Ein Phänomen wird man das schon nennen dürfen: Ein von der Stütze lebendes allein erziehendes Aschenputtel hat eine Buchidee, setzt sie um und ist bald darauf reicher als die Queen. Die bisher erschienenen vier Harry-Potter-Bücher sind weltweit fast 200 Millionen Mal verkauft worden, die Verfilmung der beiden ersten war ein Riesenerfolg.

Nur "Titanic" haben noch mehr gesehen als "Harry Potter und der Stein der Weisen". Dazu die gnadenlose Kommerzialisierung, und schon wird Frau Rowling auf fast 400 Millionen Euro taxiert.

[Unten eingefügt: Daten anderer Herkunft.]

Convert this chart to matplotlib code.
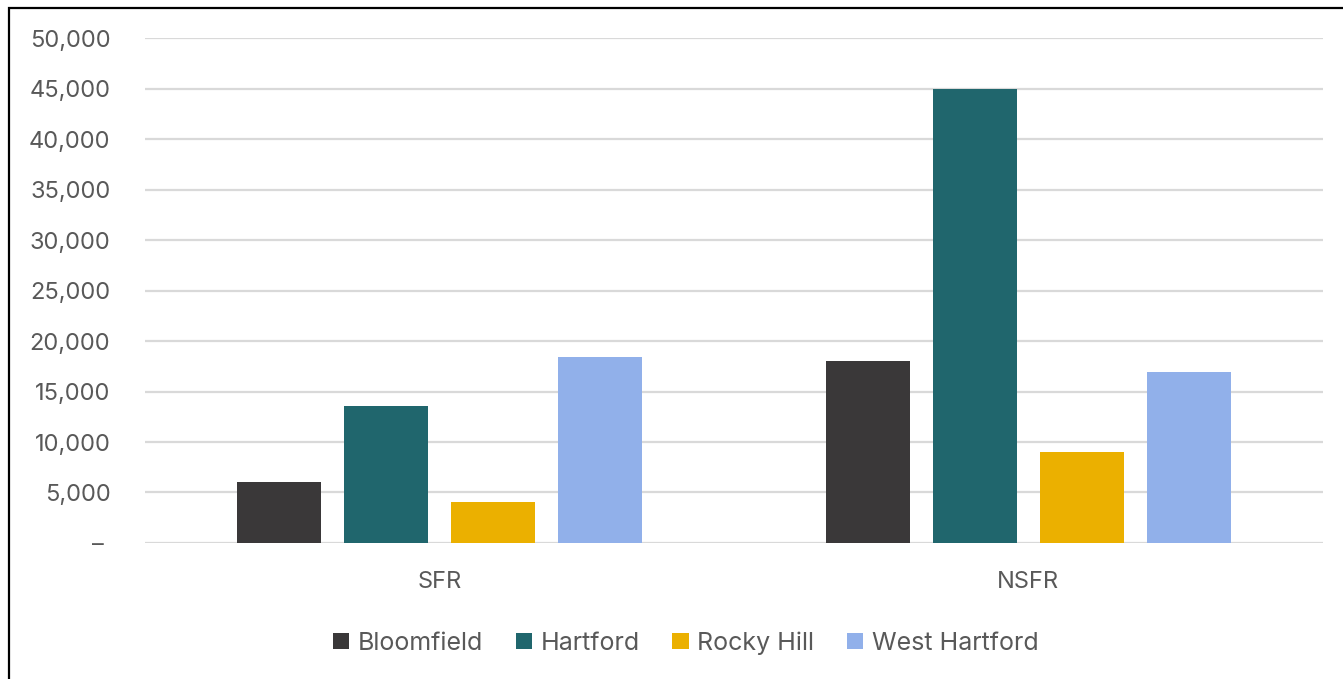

Das Schreiben ist durch den märchenhaften Reichtum aber offenbar nicht leichter geworden. Früher hat die Autorin die begierige Potter-Gemeinde pünktlich jedes Jahr mit einem Buch bedient — diesmal dauerte es drei Jahre. Schreibblockade? Millionärsblues? Egal, der fünfte Band ist lieferfertig, 768 Seiten sind bereit, sich verschlingen zu lassen.

Mitternachts-Treffen in der Buchhandlung

In der Nacht zum Samstag wird der Verlag "Bloomsbury" die Tore seiner angeblich schwer bewachten Druckereien öffnen, über zwei Millionen Bücher werden landesweit in die Buchhandlungen gefahren werden, und viele von denen werden schon um Mitternacht öffnen. Es könnte der beste Bestseller aller Zeiten werden.

Eigentlich sehr schön, dass es das noch gibt: So viel Aufregung um ein Kinderbuch, und was die Post beschweren mag, kann den kleinen und großen Lesern gar nicht umfangreich genug sein. Fast ein Wunder, dass es gelungen ist, den Inhalt bis zum Schluss geheim zu... doch welche Meldung kommt da?

Tausende Exemplare des neuen Harry-Potter-Buches aus einem Lager in Nordengland gestohlen. Die Täter, nehmen wir an, haben es vor Spannung nicht mehr ausgehalten — und werden, so man sie fasst, wohl mit mildernden Umständen rechnen können.